Retirees and nonprofit executives who bought permanent life insurance years ago for income protection or estate liquidity and no longer need the coverage. With the federal estate exemption now at $15 million per person, many families find themselves “over-insured” for estate tax purposes. Rather than surrendering the policy and paying ordinary income tax on the gain, gifting it into a DAF converts a dormant asset into active philanthropy.
Purchase New GUL for Charitable Leverage
A healthy donor purchases a new GUL policy with the DAF sponsor as owner and beneficiary from inception. The donor makes annual tax-deductible contributions to the DAF, which uses those funds to pay the GUL premiums. At death, the death benefit flows to the DAF for charitable distribution.
Each annual contribution to the DAF is tax-deductible in the year made (subject to AGI limits). The death benefit passes to the DAF free of income and estate tax. Because GUL premiums are significantly lower than whole life, the “leverage ratio” — death benefit divided by total premiums paid — is often 3:1 to 8:1 depending on the donor’s age and health at issue.
Philanthropic families who want to multiply the impact of their annual giving. A donor paying $10,000 per year in GUL premiums through a DAF might create a $500,000 or larger charitable endowment at death — far exceeding what those same annual contributions would have produced as direct cash gifts.
Wealth Replacement with GUL + CRT + DAF
The most sophisticated combination.
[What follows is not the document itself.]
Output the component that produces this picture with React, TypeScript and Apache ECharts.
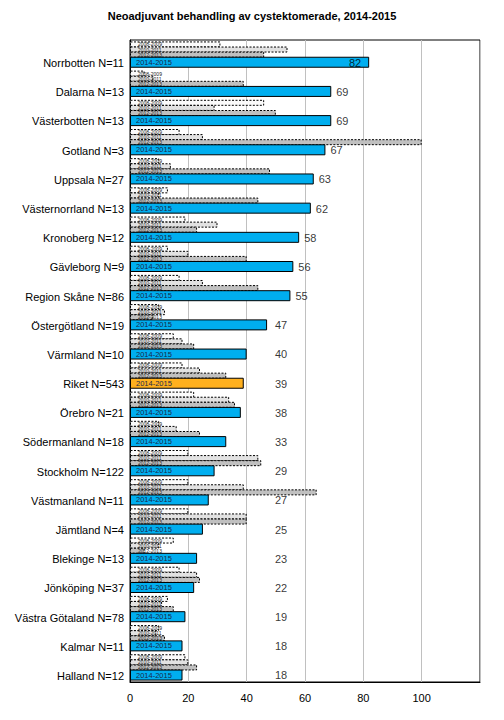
import React, { useEffect, useRef } from "react";
import * as echarts from "echarts";

const categories = [
  "Norrbotten N=11", "Dalarna N=13", "Västerbotten N=13", "Gotland N=3", "Uppsala N=27",
  "Västernorrland N=13", "Kronoberg N=12", "Gävleborg N=9", "Region Skåne N=86",
  "Östergötland N=19", "Värmland N=10", "Riket N=543", "Örebro N=21", "Södermanland N=18",
  "Stockholm N=122", "Västmanland N=11", "Jämtland N=4", "Blekinge N=13", "Jönköping N=37",
  "Västra Götaland N=78", "Kalmar N=11", "Halland N=12",
];
const periodNames = ["2008-2009", "2010-2011", "2012-2013", "2014-2015"];
const values0809 = [31, 5, 46, 17, 10, 13, 19, 13, 17, 10, 15, 18, 22, 10, 20, 20, 20, 15, 17, 13, 10, 19];
const values1011 = [54, 8, 29, 25, 14, 10, 30, 20, 25, 12, 18, 24, 34, 16, 44, 39, 40, 10, 23, 11, 9, 20];
const values1213 = [46, 39, 50, 100, 48, 44, 23, 40, 44, 8, 22, 33, 36, 24, 45, 64, 40, 5, 24, 15, 12, 23];
const values1415 = [82, 69, 69, 67, 63, 62, 58, 56, 55, 47, 40, 39, 38, 33, 29, 27, 25, 23, 22, 19, 18, 18];
const xMin = 0;
const xMax = 120;
const xInterval = 20;
const title = "Neoadjuvant behandling av cystektomerade, 2014-2015";

const FONT = "'Liberation Sans', Arial, sans-serif";

export default function App() {
  const ref = useRef<HTMLDivElement>(null);
  useEffect(() => {
    if (!ref.current) return;
    const chart = echarts.init(ref.current, null, { renderer: "svg" });
    const oldStyles = [
      { color: "#fbfbfb" },
      { color: "#e2e2e2" },
      { color: "#c0c0c0" },
    ];
    const oldData = [values0809, values1011, values1213];
    const oldSeries = oldData.map((vals, si) => ({
      type: "bar",
      name: periodNames[si],
      data: vals,
      barWidth: 6,
      barGap: "-15%",
      barCategoryGap: "0%",
      itemStyle: {
        color: oldStyles[si].color,
        borderColor: "#000",
        borderWidth: 1,
        borderType: [2, 1.5],
      },
      label: {
        show: true,
        position: "insideLeft",
        distance: 8,
        formatter: periodNames[si],
        fontSize: 5,
        fontFamily: FONT,
        color: "#222",
      },
    }));
    const mainData = values1415.map((v, i) => ({
      value: v,
      itemStyle: { color: categories[i].startsWith("Riket") ? "#ffb01e" : "#00aeef" },
    }));
    const labelData = values1415.map((v, i) => {
      const inside = v >= 75;
      return {
        value: [inside ? v : Math.max(v, 48), i],
        label: {
          position: inside ? "left" : "right",
          distance: inside ? 8 : 5,
        },
      };
    });
    chart.setOption({
      animation: false,
      textStyle: { fontFamily: FONT },
      title: {
        text: title,
        left: "center",
        top: 5,
        textStyle: { fontSize: 11, fontWeight: "bold", color: "#000", fontFamily: FONT },
      },
      grid: {
        left: 130,
        right: 24,
        top: 40,
        bottom: 38,
        show: true,
        borderColor: "#000",
        borderWidth: 1,
        backgroundColor: "transparent",
      },
      xAxis: {
        type: "value",
        min: xMin,
        max: xMax,
        interval: xInterval,
        axisLine: { show: true, lineStyle: { color: "#000" } },
        axisTick: { show: false },
        axisLabel: { showMaxLabel: false, fontSize: 11, color: "#000", margin: 10, fontFamily: FONT },
        splitLine: { show: true, lineStyle: { color: "#c0c0c0", width: 1 } },
      },
      yAxis: {
        type: "category",
        data: categories,
        inverse: true,
        axisLine: { show: true, lineStyle: { color: "#000" } },
        axisTick: { show: false },
        axisLabel: {
          fontSize: 11,
          color: "#000",
          margin: 6,
          verticalAlign: "top",
          lineHeight: 17,
          fontFamily: FONT,
        },
      },
      series: [
        ...oldSeries,
        {
          type: "bar",
          name: periodNames[3],
          data: mainData,
          barWidth: 11,
          barGap: "-15%",
          itemStyle: { borderColor: "#000", borderWidth: 1 },
          label: {
            show: true,
            position: "insideLeft",
            distance: 6,
            formatter: periodNames[3],
            fontSize: 7.5,
            fontFamily: FONT,
            color: "#1a2a4a",
          },
        },
        {
          type: "scatter",
          data: labelData,
          symbolSize: 0,
          silent: true,
          label: {
            show: true,
            offset: [0, 8],
            fontSize: 11,
            color: "#000",
            fontFamily: FONT,
            formatter: (p: any) => String(values1415[p.dataIndex]),
          },
          z: 10,
        },
      ],
    });
    return () => chart.dispose();
  }, []);
  return (
    <div
      ref={ref}
      style={{ position: "fixed", left: 0, top: 0, width: 504, height: 720, background: "#fff" }}
    />
  );
}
The donor transfers appreciated assets into a Charitable Remainder Trust (CRT), which sells the assets tax-free, invests the proceeds, and pays the donor an income stream for life or a term of years. At the trust’s termination, the remainder passes to the donor’s DAF for charitable distribution. Meanwhile, the donor uses a portion of the CRT income to fund a GUL policy inside an Irrevocable Life Insurance Trust (ILIT), which “replaces” the donated assets for the donor’s heirs.
The donor receives a charitable income tax deduction for the present value of the charitable remainder interest. Capital gains tax on the sale of appreciated assets inside the CRT is deferred or eliminated. The GUL death benefit passes to heirs outside the taxable estate.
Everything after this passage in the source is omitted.